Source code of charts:
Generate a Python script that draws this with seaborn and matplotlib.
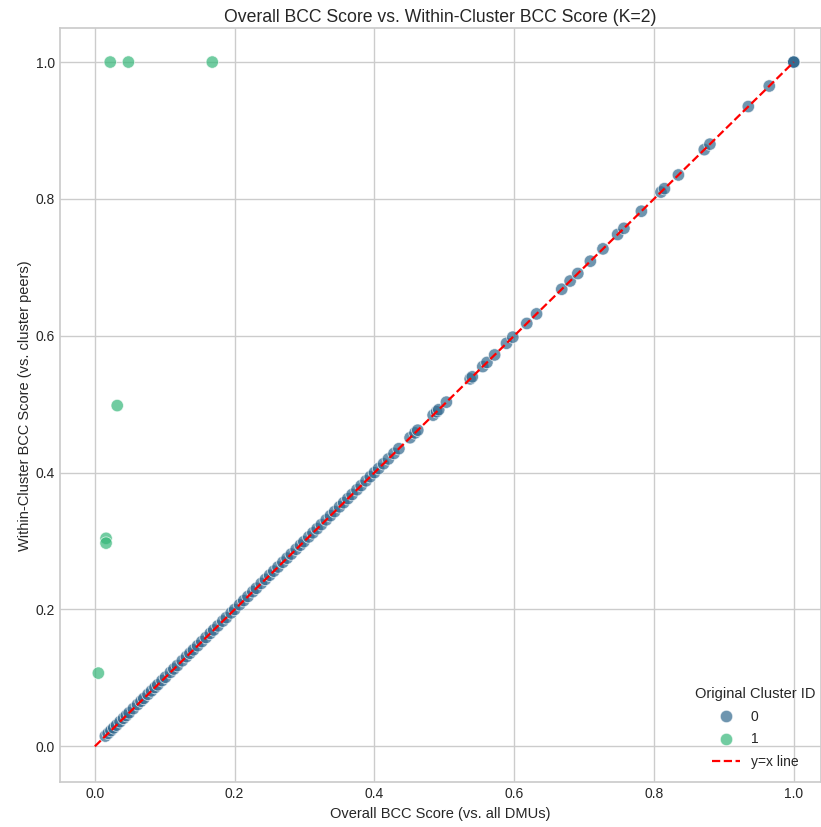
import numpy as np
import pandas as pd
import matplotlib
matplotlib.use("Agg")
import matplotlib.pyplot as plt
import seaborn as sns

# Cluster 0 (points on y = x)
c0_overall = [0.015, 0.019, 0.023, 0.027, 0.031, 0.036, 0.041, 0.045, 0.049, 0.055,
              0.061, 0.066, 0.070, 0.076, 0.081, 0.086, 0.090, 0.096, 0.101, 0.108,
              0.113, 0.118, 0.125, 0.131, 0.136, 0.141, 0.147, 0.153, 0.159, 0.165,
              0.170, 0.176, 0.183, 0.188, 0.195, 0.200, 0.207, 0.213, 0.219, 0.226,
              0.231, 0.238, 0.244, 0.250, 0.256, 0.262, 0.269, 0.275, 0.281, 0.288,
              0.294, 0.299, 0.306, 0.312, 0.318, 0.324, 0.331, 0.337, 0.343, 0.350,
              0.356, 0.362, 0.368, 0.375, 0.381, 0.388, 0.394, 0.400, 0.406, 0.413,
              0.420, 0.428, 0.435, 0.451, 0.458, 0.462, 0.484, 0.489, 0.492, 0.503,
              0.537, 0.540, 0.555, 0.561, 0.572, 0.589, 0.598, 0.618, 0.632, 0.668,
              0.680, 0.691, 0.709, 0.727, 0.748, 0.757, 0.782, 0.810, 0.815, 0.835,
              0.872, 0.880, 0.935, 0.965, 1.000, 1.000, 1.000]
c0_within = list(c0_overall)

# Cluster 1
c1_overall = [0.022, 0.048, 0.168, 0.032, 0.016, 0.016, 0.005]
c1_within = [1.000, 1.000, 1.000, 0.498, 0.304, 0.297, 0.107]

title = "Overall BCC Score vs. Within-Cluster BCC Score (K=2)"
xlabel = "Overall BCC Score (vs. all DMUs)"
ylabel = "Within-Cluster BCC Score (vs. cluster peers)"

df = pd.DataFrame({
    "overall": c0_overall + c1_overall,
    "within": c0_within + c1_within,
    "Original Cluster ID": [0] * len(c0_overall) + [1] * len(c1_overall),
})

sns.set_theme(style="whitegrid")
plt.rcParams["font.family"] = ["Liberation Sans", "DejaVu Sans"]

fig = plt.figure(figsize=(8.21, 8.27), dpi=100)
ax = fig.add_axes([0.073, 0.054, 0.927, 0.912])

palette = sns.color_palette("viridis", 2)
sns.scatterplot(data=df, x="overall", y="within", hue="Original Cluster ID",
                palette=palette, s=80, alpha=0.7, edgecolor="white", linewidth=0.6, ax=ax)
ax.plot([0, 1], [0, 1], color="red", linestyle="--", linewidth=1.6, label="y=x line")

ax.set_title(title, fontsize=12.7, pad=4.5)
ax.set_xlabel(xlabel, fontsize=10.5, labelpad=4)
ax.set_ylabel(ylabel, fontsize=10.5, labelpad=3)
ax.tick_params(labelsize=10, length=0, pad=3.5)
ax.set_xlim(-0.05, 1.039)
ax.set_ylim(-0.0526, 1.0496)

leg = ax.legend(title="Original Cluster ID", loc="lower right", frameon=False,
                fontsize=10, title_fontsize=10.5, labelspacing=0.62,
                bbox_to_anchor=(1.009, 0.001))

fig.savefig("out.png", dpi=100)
---
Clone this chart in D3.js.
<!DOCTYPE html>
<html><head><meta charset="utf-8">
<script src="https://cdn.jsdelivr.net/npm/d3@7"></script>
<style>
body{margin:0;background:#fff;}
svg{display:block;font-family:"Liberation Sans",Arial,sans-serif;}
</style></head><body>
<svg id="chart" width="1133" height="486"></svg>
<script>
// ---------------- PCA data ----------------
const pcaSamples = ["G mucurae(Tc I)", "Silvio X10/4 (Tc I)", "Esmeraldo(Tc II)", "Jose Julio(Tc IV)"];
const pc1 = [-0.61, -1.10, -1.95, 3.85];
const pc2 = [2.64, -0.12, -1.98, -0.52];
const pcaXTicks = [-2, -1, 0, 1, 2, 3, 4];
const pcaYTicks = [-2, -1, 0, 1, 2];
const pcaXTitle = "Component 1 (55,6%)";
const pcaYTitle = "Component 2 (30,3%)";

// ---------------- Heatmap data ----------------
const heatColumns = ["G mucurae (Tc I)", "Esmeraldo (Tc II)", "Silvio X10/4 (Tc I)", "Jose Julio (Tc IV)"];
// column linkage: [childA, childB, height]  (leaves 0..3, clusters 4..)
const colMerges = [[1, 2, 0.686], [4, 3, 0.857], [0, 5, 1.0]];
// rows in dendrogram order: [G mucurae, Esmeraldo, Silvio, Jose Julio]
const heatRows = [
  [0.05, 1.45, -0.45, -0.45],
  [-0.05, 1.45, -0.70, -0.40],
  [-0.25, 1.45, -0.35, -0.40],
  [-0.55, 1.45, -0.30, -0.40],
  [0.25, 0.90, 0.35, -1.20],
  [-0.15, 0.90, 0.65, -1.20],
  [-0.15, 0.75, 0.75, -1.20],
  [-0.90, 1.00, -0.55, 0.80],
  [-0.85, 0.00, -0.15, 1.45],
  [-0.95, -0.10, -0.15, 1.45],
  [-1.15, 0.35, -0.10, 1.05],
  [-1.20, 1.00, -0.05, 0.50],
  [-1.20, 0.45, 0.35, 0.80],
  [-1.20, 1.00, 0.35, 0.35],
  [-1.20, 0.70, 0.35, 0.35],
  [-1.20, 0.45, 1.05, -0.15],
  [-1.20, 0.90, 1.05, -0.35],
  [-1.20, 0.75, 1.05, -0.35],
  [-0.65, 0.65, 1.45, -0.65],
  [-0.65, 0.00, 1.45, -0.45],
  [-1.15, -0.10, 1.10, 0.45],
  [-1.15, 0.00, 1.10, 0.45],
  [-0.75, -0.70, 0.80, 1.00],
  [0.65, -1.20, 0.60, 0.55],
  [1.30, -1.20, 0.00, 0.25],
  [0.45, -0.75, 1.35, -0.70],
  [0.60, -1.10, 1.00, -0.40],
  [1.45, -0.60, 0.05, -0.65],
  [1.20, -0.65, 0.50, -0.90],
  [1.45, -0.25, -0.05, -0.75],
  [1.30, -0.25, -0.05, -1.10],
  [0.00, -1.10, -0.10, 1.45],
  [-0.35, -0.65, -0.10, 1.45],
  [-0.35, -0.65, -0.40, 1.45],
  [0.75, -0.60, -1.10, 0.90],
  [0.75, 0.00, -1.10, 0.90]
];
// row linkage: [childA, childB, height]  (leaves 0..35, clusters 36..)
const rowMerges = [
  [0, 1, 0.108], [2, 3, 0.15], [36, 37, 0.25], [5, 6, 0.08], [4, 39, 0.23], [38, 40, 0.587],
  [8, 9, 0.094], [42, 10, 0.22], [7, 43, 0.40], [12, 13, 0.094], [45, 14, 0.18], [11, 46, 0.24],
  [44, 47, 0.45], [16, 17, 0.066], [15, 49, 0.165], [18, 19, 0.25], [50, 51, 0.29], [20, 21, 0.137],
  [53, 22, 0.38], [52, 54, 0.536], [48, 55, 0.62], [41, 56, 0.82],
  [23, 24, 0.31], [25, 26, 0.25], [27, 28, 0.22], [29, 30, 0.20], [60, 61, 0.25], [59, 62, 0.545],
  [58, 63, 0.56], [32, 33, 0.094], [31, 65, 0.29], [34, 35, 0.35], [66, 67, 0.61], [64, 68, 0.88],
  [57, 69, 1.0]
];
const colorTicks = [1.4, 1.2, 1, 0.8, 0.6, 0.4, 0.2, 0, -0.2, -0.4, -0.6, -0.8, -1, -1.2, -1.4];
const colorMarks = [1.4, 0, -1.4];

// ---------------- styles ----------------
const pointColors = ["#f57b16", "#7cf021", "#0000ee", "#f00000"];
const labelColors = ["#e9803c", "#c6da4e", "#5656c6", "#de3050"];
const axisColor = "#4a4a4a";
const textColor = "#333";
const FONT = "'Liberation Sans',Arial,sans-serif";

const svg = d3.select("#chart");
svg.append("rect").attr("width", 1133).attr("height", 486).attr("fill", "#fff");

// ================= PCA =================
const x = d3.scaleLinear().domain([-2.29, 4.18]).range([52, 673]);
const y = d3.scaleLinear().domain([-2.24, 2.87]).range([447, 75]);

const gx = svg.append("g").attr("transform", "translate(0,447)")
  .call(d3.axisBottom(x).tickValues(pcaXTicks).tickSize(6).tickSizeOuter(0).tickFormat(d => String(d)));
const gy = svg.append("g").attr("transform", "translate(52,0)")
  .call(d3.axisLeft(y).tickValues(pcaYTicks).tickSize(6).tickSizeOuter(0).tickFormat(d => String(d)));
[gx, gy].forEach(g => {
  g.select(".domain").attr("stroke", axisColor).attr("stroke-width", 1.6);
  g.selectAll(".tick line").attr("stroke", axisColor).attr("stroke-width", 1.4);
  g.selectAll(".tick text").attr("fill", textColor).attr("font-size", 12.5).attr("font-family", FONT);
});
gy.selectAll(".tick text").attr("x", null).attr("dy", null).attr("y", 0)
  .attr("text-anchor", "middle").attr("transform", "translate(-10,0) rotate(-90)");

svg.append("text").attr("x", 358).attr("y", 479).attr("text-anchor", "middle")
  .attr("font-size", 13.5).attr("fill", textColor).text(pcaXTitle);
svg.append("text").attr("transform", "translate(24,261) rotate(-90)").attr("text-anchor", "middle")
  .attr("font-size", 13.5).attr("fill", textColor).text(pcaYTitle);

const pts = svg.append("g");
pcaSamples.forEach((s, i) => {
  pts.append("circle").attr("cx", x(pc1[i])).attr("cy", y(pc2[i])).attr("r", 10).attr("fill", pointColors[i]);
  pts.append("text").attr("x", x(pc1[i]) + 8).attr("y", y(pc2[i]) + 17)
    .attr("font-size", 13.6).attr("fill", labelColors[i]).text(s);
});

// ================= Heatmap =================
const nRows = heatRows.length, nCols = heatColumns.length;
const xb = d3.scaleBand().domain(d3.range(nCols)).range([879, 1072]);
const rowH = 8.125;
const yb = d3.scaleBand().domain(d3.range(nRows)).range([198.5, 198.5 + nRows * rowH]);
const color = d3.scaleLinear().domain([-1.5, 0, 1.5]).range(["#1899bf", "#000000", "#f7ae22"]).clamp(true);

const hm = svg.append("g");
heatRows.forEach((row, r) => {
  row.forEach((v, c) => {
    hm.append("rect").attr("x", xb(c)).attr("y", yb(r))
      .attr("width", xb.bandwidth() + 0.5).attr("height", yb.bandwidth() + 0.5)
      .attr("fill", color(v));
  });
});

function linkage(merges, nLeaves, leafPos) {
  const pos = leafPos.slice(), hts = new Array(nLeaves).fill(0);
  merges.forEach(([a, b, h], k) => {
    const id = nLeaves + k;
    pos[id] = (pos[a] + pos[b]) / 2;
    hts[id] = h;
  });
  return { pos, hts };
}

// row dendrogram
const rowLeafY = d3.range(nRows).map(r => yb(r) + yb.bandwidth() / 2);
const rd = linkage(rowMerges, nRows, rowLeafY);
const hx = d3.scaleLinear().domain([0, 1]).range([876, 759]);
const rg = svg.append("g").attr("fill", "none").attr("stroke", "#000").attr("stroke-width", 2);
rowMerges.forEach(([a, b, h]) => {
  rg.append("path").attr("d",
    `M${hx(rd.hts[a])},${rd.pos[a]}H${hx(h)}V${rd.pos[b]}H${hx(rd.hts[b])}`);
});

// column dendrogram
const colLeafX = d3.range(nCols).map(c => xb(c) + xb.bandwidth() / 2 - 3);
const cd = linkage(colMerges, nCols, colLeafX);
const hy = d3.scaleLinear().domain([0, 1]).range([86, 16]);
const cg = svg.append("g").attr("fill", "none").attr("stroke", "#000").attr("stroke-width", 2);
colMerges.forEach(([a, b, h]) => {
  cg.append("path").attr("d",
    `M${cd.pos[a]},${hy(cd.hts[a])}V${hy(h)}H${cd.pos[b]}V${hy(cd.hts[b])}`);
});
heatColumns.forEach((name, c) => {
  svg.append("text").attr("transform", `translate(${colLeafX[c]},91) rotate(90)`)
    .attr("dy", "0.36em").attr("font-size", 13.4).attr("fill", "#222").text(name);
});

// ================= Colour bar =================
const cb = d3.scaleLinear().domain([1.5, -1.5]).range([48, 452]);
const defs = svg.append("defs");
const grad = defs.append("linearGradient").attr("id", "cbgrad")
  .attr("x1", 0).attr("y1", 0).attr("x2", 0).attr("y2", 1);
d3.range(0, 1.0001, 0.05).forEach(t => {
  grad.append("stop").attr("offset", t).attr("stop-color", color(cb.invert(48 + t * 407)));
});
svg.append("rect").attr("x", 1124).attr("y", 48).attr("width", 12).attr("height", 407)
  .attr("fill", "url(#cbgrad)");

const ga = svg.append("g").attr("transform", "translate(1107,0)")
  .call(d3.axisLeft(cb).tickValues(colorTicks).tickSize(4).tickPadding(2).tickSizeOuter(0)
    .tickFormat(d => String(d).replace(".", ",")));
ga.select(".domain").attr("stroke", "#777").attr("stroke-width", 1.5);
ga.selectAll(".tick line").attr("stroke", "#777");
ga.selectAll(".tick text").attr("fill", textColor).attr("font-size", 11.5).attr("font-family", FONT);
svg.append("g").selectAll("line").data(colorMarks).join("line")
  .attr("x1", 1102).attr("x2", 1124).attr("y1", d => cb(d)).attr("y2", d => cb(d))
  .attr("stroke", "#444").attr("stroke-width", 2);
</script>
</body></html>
--
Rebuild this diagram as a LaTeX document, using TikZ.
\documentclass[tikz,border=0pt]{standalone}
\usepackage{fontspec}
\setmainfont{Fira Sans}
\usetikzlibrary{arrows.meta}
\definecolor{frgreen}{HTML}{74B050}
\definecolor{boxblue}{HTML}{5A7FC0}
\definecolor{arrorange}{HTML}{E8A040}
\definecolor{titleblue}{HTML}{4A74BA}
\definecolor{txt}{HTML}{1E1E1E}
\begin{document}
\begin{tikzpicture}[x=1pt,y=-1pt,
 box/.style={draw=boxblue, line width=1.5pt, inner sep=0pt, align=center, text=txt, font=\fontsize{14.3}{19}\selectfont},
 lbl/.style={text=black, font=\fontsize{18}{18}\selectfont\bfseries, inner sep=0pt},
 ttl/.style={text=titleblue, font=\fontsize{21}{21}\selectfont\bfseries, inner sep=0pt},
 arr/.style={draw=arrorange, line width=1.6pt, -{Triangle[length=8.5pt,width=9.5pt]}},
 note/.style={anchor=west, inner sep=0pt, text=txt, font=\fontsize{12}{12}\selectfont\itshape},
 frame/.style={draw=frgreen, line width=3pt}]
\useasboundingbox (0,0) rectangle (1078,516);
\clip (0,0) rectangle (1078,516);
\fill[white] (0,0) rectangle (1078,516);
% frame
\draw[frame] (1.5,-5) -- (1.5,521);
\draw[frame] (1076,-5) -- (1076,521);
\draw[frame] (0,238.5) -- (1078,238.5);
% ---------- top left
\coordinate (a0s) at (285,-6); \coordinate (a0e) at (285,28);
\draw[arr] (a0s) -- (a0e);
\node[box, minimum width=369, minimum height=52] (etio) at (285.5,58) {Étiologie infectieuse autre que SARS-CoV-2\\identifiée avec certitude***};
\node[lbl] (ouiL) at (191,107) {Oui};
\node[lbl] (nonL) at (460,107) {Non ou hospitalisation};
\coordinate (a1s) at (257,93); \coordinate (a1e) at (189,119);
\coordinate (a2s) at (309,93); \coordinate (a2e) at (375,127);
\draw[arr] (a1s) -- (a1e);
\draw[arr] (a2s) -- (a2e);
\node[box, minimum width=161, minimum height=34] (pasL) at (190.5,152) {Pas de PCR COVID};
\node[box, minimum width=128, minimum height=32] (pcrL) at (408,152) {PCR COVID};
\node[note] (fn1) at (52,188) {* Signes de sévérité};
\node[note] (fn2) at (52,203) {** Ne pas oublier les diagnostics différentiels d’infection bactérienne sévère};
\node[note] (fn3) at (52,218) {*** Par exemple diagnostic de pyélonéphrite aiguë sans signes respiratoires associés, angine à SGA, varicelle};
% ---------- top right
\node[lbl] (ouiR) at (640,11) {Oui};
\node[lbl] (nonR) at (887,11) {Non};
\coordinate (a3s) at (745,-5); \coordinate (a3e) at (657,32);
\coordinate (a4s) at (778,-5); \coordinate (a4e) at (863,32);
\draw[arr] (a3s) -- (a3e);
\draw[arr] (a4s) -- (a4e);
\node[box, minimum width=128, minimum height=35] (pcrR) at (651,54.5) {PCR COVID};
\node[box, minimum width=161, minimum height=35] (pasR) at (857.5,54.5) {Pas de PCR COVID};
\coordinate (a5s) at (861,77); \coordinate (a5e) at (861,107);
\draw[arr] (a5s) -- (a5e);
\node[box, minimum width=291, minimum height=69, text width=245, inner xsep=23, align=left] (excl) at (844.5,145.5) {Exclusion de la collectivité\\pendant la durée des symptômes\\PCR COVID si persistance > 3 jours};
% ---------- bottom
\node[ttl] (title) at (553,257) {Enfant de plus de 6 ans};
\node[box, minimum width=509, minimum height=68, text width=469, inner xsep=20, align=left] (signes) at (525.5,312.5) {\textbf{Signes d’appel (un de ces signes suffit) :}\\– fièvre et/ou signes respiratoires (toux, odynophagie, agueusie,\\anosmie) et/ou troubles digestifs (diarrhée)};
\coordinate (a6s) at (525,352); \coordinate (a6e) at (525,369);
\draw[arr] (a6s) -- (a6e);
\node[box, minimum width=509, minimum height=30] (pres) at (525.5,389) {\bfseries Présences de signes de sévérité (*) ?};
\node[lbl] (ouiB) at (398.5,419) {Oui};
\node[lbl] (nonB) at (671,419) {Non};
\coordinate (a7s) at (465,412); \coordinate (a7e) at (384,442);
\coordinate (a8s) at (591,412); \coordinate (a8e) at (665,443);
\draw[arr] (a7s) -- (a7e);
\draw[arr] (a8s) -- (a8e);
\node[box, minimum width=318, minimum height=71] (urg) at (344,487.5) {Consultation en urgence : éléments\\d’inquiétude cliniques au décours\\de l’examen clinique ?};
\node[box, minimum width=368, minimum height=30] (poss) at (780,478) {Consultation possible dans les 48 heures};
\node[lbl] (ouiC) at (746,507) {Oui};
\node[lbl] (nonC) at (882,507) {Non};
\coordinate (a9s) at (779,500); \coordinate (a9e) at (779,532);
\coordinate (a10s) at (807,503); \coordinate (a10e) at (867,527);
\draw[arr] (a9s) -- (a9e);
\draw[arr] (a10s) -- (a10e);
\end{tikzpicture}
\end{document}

_WORK REQUIRED_: Pictures in the material above should be skipped; print exactly the lines from the one with "Generate a Python" through the one with "import seaborn as sns".

_WRITTEN REPLY_:
Generate a Python script that draws this with seaborn and matplotlib.
import numpy as np
import pandas as pd
import matplotlib
matplotlib.use("Agg")
import matplotlib.pyplot as plt
import seaborn as sns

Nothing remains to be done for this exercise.